1c1 Obviously, this is more than a notational convenience; it is also
    needed to be able to put parentheses around an expression.

 1d Arrays are also being considered as a type.  If included, arrays will
    be available in various forms, with fixed or flexible base index and
    with a fixed or flexible upper bound.  Every array access will of
    course be bounds checked.

  2 Of course, meta class objects also exist in the runtime; they are
    needed to describe the behaviour and state of the class objects; the
    behaviour of meta class objects is defined by the State meta class
    object; meta class objects do not have state.
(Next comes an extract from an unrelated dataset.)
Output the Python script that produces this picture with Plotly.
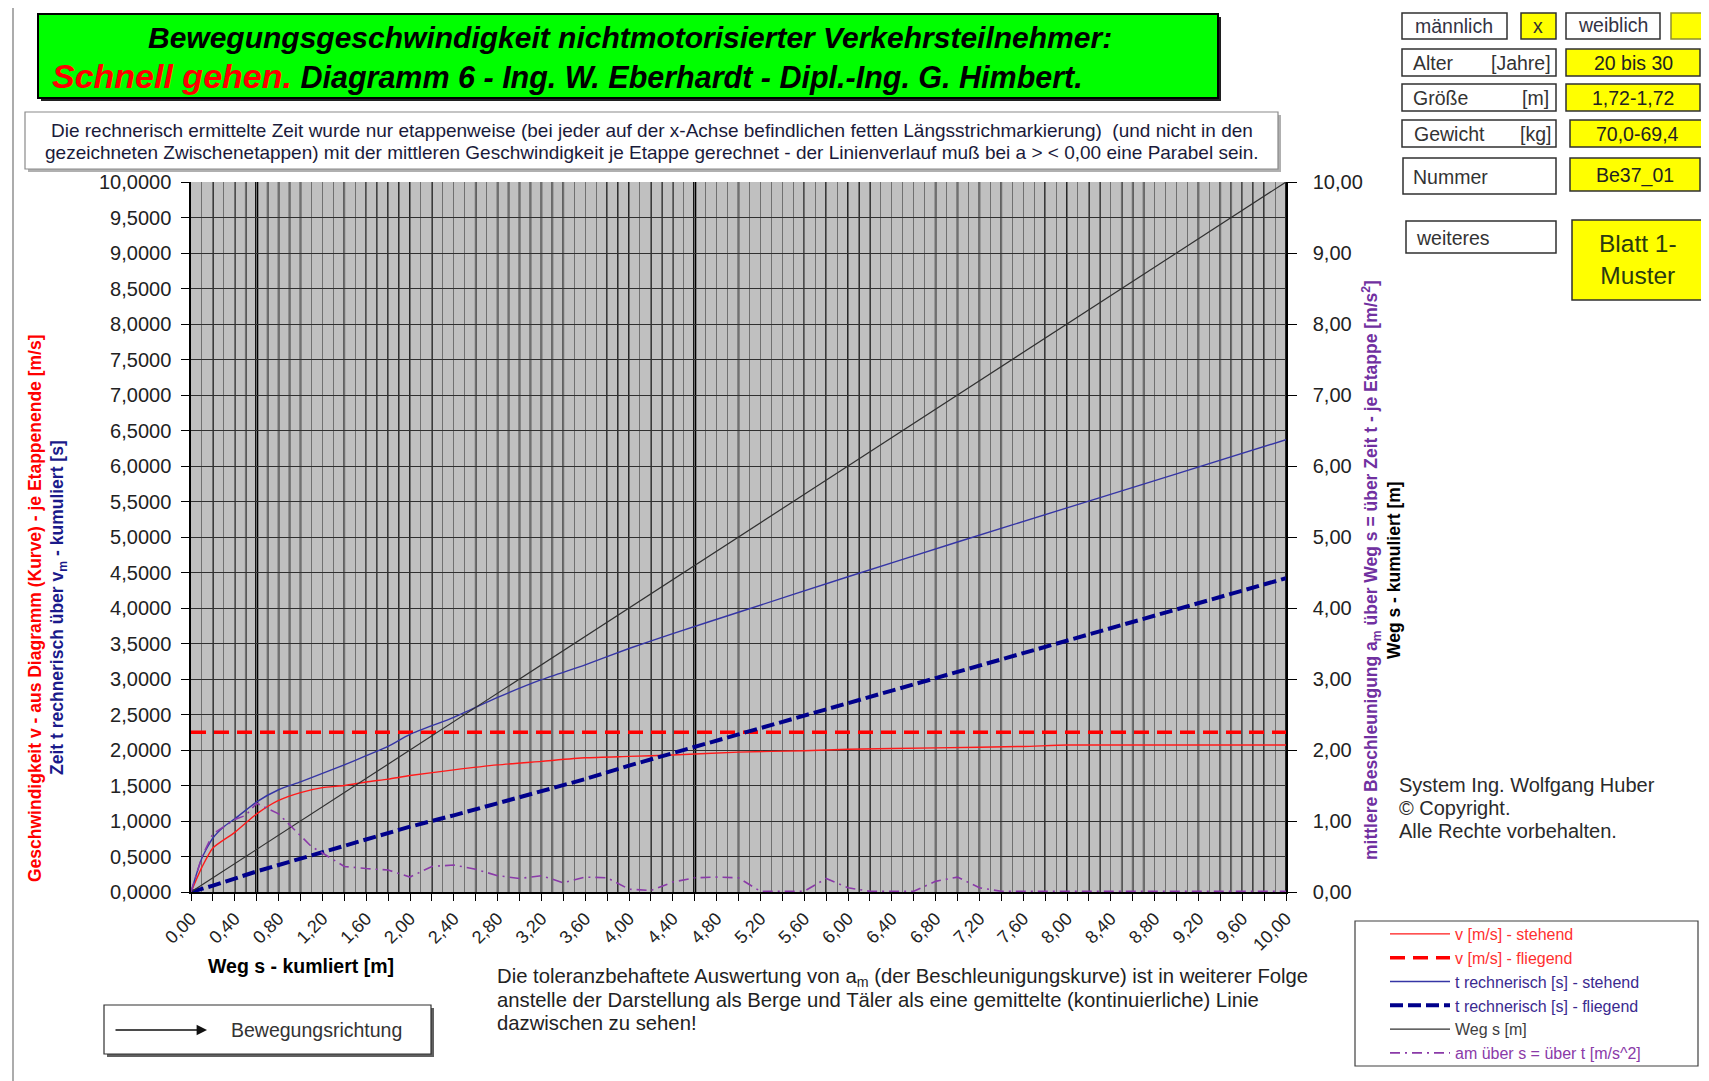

    On a related issue, in Objective-C the distinction between a class and
    its instances is rather blurred.  For example, it does not matter if
    you ask `[a isKindOf: [Foo self]]' or `[a isKindOf: [Foo class]]',
    where as at most one of there expressions will return TRUE in tom.
    Other examples are the usage of `+new' to set instance variables and
    the fact that class objects can not conform to instance methods set
    for a protocol, or the other way around.

  3 The `State' class is needed by the runtime system.  The `State'
    instance provides a reference (by the name of `isa') to the object's
    class.  The `State' class provides an identically named reference to
    the class' class.

 3a However, if a behaviour class defines state, it may not be inherited
    as behaviour for an instance.

  4 The term `usability' is defined later in this document.

  5 Why the value of `this' is not allowed to change is defined later in
    the document, in the section on usability.

 5a With this definition, a class is nothing more than a container of
    extensions, the main extension being mandatory.

  6 Only through virtual methods will the retrieved Bar behave as a
    FooBar.

  7 A better compiler would generate assembly instead of C.  For instance,
    a C compiler can not know that the variable `isa' and the binding (and
    other runtime) information it points to are all constant.

  8 Also note that casting can be used too liberately by calling
    everything an `Any', the superclass of all classes, although arrays
    and other containers are not parameterized in the objects they hold;
    the element of a generic container is always an Any.